WRITTEN INSTRUCTION: Quote all of the data exactly as given. Skip every picture it contains.
=-=-=-=-=
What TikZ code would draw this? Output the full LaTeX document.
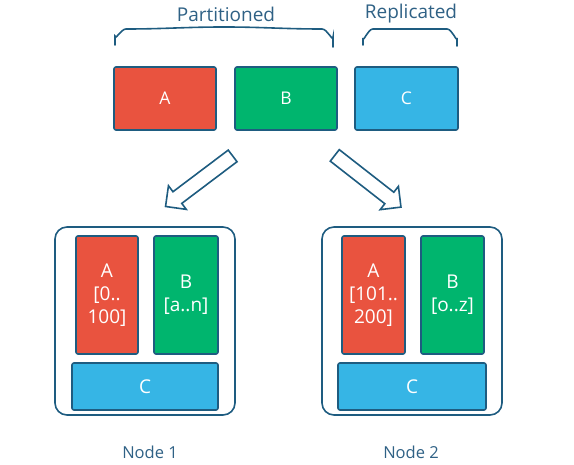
\documentclass[tikz,border=0pt]{standalone}
\usepackage{fontspec}
\setmainfont{Open Sans}
\usetikzlibrary{shapes.arrows}
\definecolor{ink}{HTML}{1E5C80}
\definecolor{redpart}{HTML}{E9533F}
\definecolor{greenpart}{HTML}{00B56E}
\definecolor{bluepart}{HTML}{36B5E5}
\definecolor{labeltext}{HTML}{2F6185}
\begin{document}
\begin{tikzpicture}[x=1pt,y=-1pt]
  \tikzset{
    part/.style = {draw=ink, line width=1.6pt, rounded corners=2pt, text=white, inner sep=0pt, align=center},
    machine/.style = {draw=ink, line width=1.6pt, rounded corners=12pt, minimum width=180pt, minimum height=188pt},
    fat arrow/.style = {draw=ink, line width=1.6pt, fill=white, single arrow, minimum width=28pt, single arrow head extend=7.5pt, single arrow head indent=0pt, minimum height=84pt, inner xsep=0pt, inner ysep=6.5pt},
    caption/.style = {text=labeltext, font=\fontsize{16.5}{20}\selectfont}
  }
  \useasboundingbox (0,0) rectangle (574,465);

  % Daten
  \node[part, fill=redpart, minimum width=102pt, minimum height=63pt, font=\fontsize{17.5}{20}\selectfont] (a) at (165,98.5) {A};
  \node[part, fill=greenpart, minimum width=102pt, minimum height=63pt, font=\fontsize{17.5}{20}\selectfont] (b) at (286,98.5) {B};
  \node[part, fill=bluepart, minimum width=103pt, minimum height=63pt, font=\fontsize{17.5}{20}\selectfont] (c) at (406.5,98.5) {C};

  % Klammern
  \draw[ink, line width=1.6pt, line cap=round] (115,45) -- (115,36) to[out=-90,in=180] (126,29) to[out=0,in=180] (224,27) to[out=0,in=180] (322,29) to[out=0,in=-90] (333,37) -- (333,47);
  \draw[ink, line width=1.6pt, line cap=round] (363,45) -- (363,38) to[out=-90,in=180] (373,29) -- (447,29) to[out=0,in=-90] (457,38) -- (457,46);
  \node[caption, font=\fontsize{19}{22}\selectfont] (part) at (226,14) {Partitioned};
  \node[caption, font=\fontsize{19}{22}\selectfont] (repl) at (411,14) {Replicated};

  % Pfeile
  \node[fat arrow, rotate=217] (toleft) at (202,179) {};
  \node[fat arrow, rotate=-38] (toright) at (365,179) {};

  % Knoten 1
  \node[machine] (n1) at (145,321) {};
  \node[part, fill=redpart, minimum width=62pt, minimum height=118pt, font=\fontsize{19}{23}\selectfont] (a1) at (107,295) {A\\{[0..}\\100]};
  \node[part, fill=greenpart, minimum width=64pt, minimum height=118pt, font=\fontsize{19}{23}\selectfont] (b1) at (186,295) {B\\{[a..n]}};
  \node[part, fill=bluepart, minimum width=146pt, minimum height=47pt, font=\fontsize{19}{23}\selectfont] (c1) at (145,386.5) {C};
  \node[caption] (l1) at (150,452) {Node 1};

  % Knoten 2
  \node[machine] (n2) at (412,321) {};
  \node[part, fill=redpart, minimum width=63pt, minimum height=118pt, font=\fontsize{19}{23}\selectfont] (a2) at (373.5,295) {A\\{[101..}\\200]};
  \node[part, fill=greenpart, minimum width=63pt, minimum height=118pt, font=\fontsize{19}{23}\selectfont] (b2) at (452.5,295) {B\\{[o..z]}};
  \node[part, fill=bluepart, minimum width=148pt, minimum height=47pt, font=\fontsize{19}{23}\selectfont] (c2) at (412,386.5) {C};
  \node[caption] (l2) at (411,452) {Node 2};
\end{tikzpicture}
\end{document}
=-=-=-=-=
WRITTEN SOLUTION:
What TikZ code would draw this? Output the full LaTeX document.
\documentclass[tikz,border=0pt]{standalone}
\usepackage{fontspec}
\setmainfont{Open Sans}
\usetikzlibrary{shapes.arrows}
\definecolor{ink}{HTML}{1E5C80}
\definecolor{redpart}{HTML}{E9533F}
\definecolor{greenpart}{HTML}{00B56E}
\definecolor{bluepart}{HTML}{36B5E5}
\definecolor{labeltext}{HTML}{2F6185}
\begin{document}
\begin{tikzpicture}[x=1pt,y=-1pt]
  \tikzset{
    part/.style = {draw=ink, line width=1.6pt, rounded corners=2pt, text=white, inner sep=0pt, align=center},
    machine/.style = {draw=ink, line width=1.6pt, rounded corners=12pt, minimum width=180pt, minimum height=188pt},
    fat arrow/.style = {draw=ink, line width=1.6pt, fill=white, single arrow, minimum width=28pt, single arrow head extend=7.5pt, single arrow head indent=0pt, minimum height=84pt, inner xsep=0pt, inner ysep=6.5pt},
    caption/.style = {text=labeltext, font=\fontsize{16.5}{20}\selectfont}
  }
  \useasboundingbox (0,0) rectangle (574,465);

  % Daten
  \node[part, fill=redpart, minimum width=102pt, minimum height=63pt, font=\fontsize{17.5}{20}\selectfont] (a) at (165,98.5) {A};
  \node[part, fill=greenpart, minimum width=102pt, minimum height=63pt, font=\fontsize{17.5}{20}\selectfont] (b) at (286,98.5) {B};
  \node[part, fill=bluepart, minimum width=103pt, minimum height=63pt, font=\fontsize{17.5}{20}\selectfont] (c) at (406.5,98.5) {C};

  % Klammern
  \draw[ink, line width=1.6pt, line cap=round] (115,45) -- (115,36) to[out=-90,in=180] (126,29) to[out=0,in=180] (224,27) to[out=0,in=180] (322,29) to[out=0,in=-90] (333,37) -- (333,47);
  \draw[ink, line width=1.6pt, line cap=round] (363,45) -- (363,38) to[out=-90,in=180] (373,29) -- (447,29) to[out=0,in=-90] (457,38) -- (457,46);
  \node[caption, font=\fontsize{19}{22}\selectfont] (part) at (226,14) {Partitioned};
  \node[caption, font=\fontsize{19}{22}\selectfont] (repl) at (411,14) {Replicated};

  % Pfeile
  \node[fat arrow, rotate=217] (toleft) at (202,179) {};
  \node[fat arrow, rotate=-38] (toright) at (365,179) {};

  % Knoten 1
  \node[machine] (n1) at (145,321) {};
  \node[part, fill=redpart, minimum width=62pt, minimum height=118pt, font=\fontsize{19}{23}\selectfont] (a1) at (107,295) {A\\{[0..}\\100]};
  \node[part, fill=greenpart, minimum width=64pt, minimum height=118pt, font=\fontsize{19}{23}\selectfont] (b1) at (186,295) {B\\{[a..n]}};
  \node[part, fill=bluepart, minimum width=146pt, minimum height=47pt, font=\fontsize{19}{23}\selectfont] (c1) at (145,386.5) {C};
  \node[caption] (l1) at (150,452) {Node 1};

  % Knoten 2
  \node[machine] (n2) at (412,321) {};
  \node[part, fill=redpart, minimum width=63pt, minimum height=118pt, font=\fontsize{19}{23}\selectfont] (a2) at (373.5,295) {A\\{[101..}\\200]};
  \node[part, fill=greenpart, minimum width=63pt, minimum height=118pt, font=\fontsize{19}{23}\selectfont] (b2) at (452.5,295) {B\\{[o..z]}};
  \node[part, fill=bluepart, minimum width=148pt, minimum height=47pt, font=\fontsize{19}{23}\selectfont] (c2) at (412,386.5) {C};
  \node[caption] (l2) at (411,452) {Node 2};
\end{tikzpicture}
\end{document}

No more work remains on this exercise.